Nowadays, it is impossible to think of the Italian Mob without the influence of The Godfather bleeding into public perception. Though the film itself was undoubtedly well researched (in fact, several actual mobsters cameo in small supporting roles), its artistic licence dominated the language of the American gangster for decades. To an extent, it still does: ask someone what they think of when they hear the word “Godfather” and they will undoubtedly picture Marlon Brando’s hollow-eyed Vito Corleone, jowls sagging as he makes an offer that cannot be refused. It has become an inescapable association: even updated, modernised takes on Italian crime families like 'The Sopranos' inevitably bring up the movie. Hard to believe that a film whose production history was riddled with disaster after disaster (I recommend the biography by The Godfather’s producer Robert Evans - “The  Kid Stays In The Picture" - for a deeper look into the sordid background behind this classic) would now be the American Film Institute’s second-greatest movie of all time. Trends die and times change, but even with the arguable death of the American gangster movie, Francis Ford Coppola’s happiest accident continues to remain beloved to this day. 

In recent years of modern television, gangsters have traded out the fancy dinners, lavish houses and chic suits for hard drugs, dilapidated neighbourhoods and handguns. The cinematic language of organised crime has shifted to reflect desperation and brutality, whether it be the tattooed thugs of 'The Wire' or the leather-bound Confederate flag sporting biker gangs of 'Sons of Anarchy'. Perhaps that is why we look so fondly on The Godfather and its blend of sophistication with savagery, a lens turned towards a bizarre time when murderers wore three-piece suits and diligently attended Sunday Mass.  

It is this paradoxical combination of deep-rooted Sicilian Catholicism with opportunistic, venal crimes dished out in the names of personal profit that makes The Godfather so compelling.
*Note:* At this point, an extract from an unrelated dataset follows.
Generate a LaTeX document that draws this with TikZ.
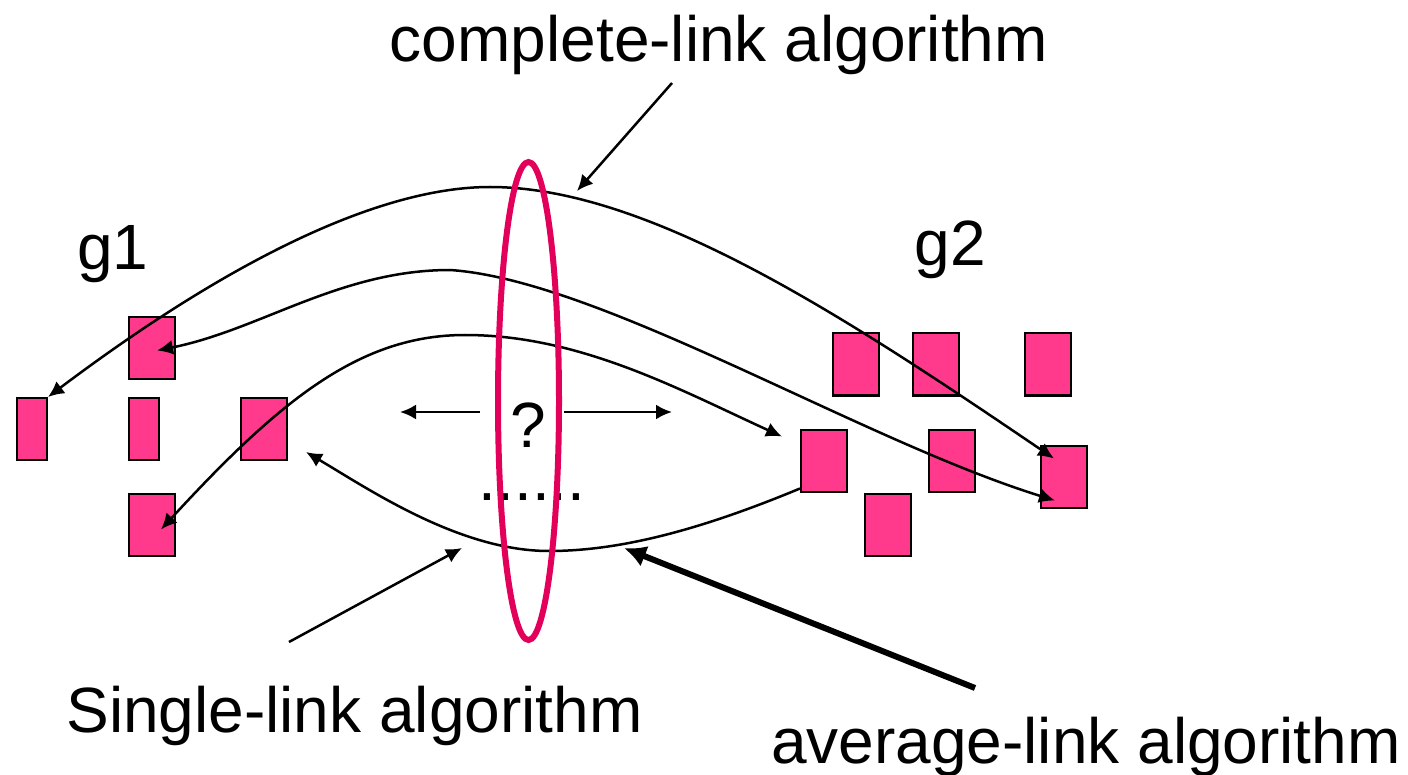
\documentclass[tikz,border=0pt]{standalone}
\usepackage{fontspec}
\setmainfont{Liberation Sans}
\usetikzlibrary{arrows.meta,calc}
\definecolor{boxpink}{RGB}{255,58,140}
\definecolor{ringred}{RGB}{226,0,90}
\tikzset{
  item/.style={rectangle,draw,fill=boxpink,line width=2pt,minimum width=46pt,minimum height=62pt,inner sep=0pt},
  thinitem/.style={item,minimum width=30pt},
  txt/.style={font=\fontsize{64}{70}\selectfont,inner sep=0pt,anchor=base},
  twoway/.style={draw,line width=2.5pt,{Latex[length=16pt,width=15pt]}-{Latex[length=16pt,width=15pt]}},
  oneway/.style={draw,line width=2.5pt,-{Latex[length=16pt,width=15pt]}},
  heavy/.style={draw,line width=6pt,-{Latex[length=22pt,width=22pt]}}
}

\begin{document}
\begin{tikzpicture}[x=1pt,y=-1pt]
  \useasboundingbox (0,0) rectangle (1408,775);

  % group g1
  \node[thinitem] (r1) at (32,429) {};
  \node[item]     (r2) at (152,348.5) {};
  \node[thinitem] (r3) at (144,429) {};
  \node[item]     (r4) at (264,429) {};
  \node[item]     (r5) at (152,524.5) {};

  % group g2
  \node[item] (s1) at (856,364.5) {};
  \node[item] (s2) at (936,364.5) {};
  \node[item] (s3) at (1048,364.5) {};
  \node[item] (s4) at (824,460.5) {};
  \node[item] (s5) at (952,460.5) {};
  \node[item] (s6) at (1064,476.5) {};
  \node[item] (s7) at (888,524.5) {};

  \node[txt] (g1) at (113,270) {g1};
  \node[txt] (g2) at (950,266) {g2};
  \node[txt] (q) at (528,447) {?};
  \node[txt,text height=8pt] (dots) at (532,500) {......};

  \node[txt] (complete) at (719,62) {complete-link algorithm};
  \node[txt] (single) at (354.5,732) {Single-link algorithm};
  \node[txt] (average) at (1086,763) {average-link algorithm};

  % distances between the groups
  \draw[twoway] (r1.north east) .. controls (230,260) and (380,187) .. (490,187)
    .. controls (650,187) and (850,320) .. ($(s6.north west)+(14,14)$);
  \draw[twoway] ($(r2.center)+(5,2)$) .. controls (260,330) and (340,270) .. (450,270)
    .. controls (600,280) and (860,440) .. ($(s6.center)+(-9,24)$);
  \draw[twoway] ($(r5.center)+(9,5)$) .. controls (280,400) and (360,335) .. (465,335)
    .. controls (580,335) and (680,390) .. ($(s4.north west)+(-18,8)$);
  \draw[oneway] ($(s4.south west)+(0,-4)$) .. controls (700,530) and (620,551) .. (549,551)
    .. controls (460,551) and (370,490) .. ($(r4.south east)+(18,-9)$);

  % arrows beside the question mark
  \coordinate (qlt) at (480,412);
  \coordinate (qlh) at (400,412);
  \coordinate (qrt) at (564,412);
  \coordinate (qrh) at (672,412);
  \draw[oneway] (qlt) -- (qlh);
  \draw[oneway] (qrt) -- (qrh);

  % pointers from the labels
  \coordinate (ct) at (672,83);
  \coordinate (ch) at (577,191);
  \coordinate (st) at (289,642);
  \coordinate (sh) at (462,548);
  \coordinate (at) at (975,688);
  \coordinate (ah) at (624,548);
  \draw[oneway] (ct) -- (ch);
  \draw[oneway] (st) -- (sh);
  \draw[heavy] (at) -- (ah);

  \draw[ringred,line width=6pt] (528.5,401) ellipse (30.5 and 239);
\end{tikzpicture}
\end{document}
It acts as a time-capsule speaking to a decidedly American immigrant experience, yet nevertheless, one in which the immigrants in question weaponise the self same system that marginalised them to abuse their own communities. The operatic, Shakespearean scale of drama found in The Godfather, where blue-collar Italians scheme and plot to topple patriarchs and ruin empires, is as grandiose as it is deeply personal and tragically human.  

At the core of its conflict stand age-old dilemmas of tradition vs. modernity, of loyalty to family over personal happiness, and of sacrifice. Of how absolute power corrupts absolutely, the ease with which victims become victimisers themselves, and how inherited wills thrust upon reluctant subjects ultimately destroy them. Michael Corleone’s journey from taciturn black sheep to crime lord continues to enthral viewers around the world, no matter how many times Al Pacino’s accent or mannerisms are lampooned in cartoons or sketches. 50 years later, and the cracks haven’t even begun to show on The Godfather.

The American Gangster movie as it was in the past may be sleeping with the fishes, but its greatest kingpin will always keep its seat at the table.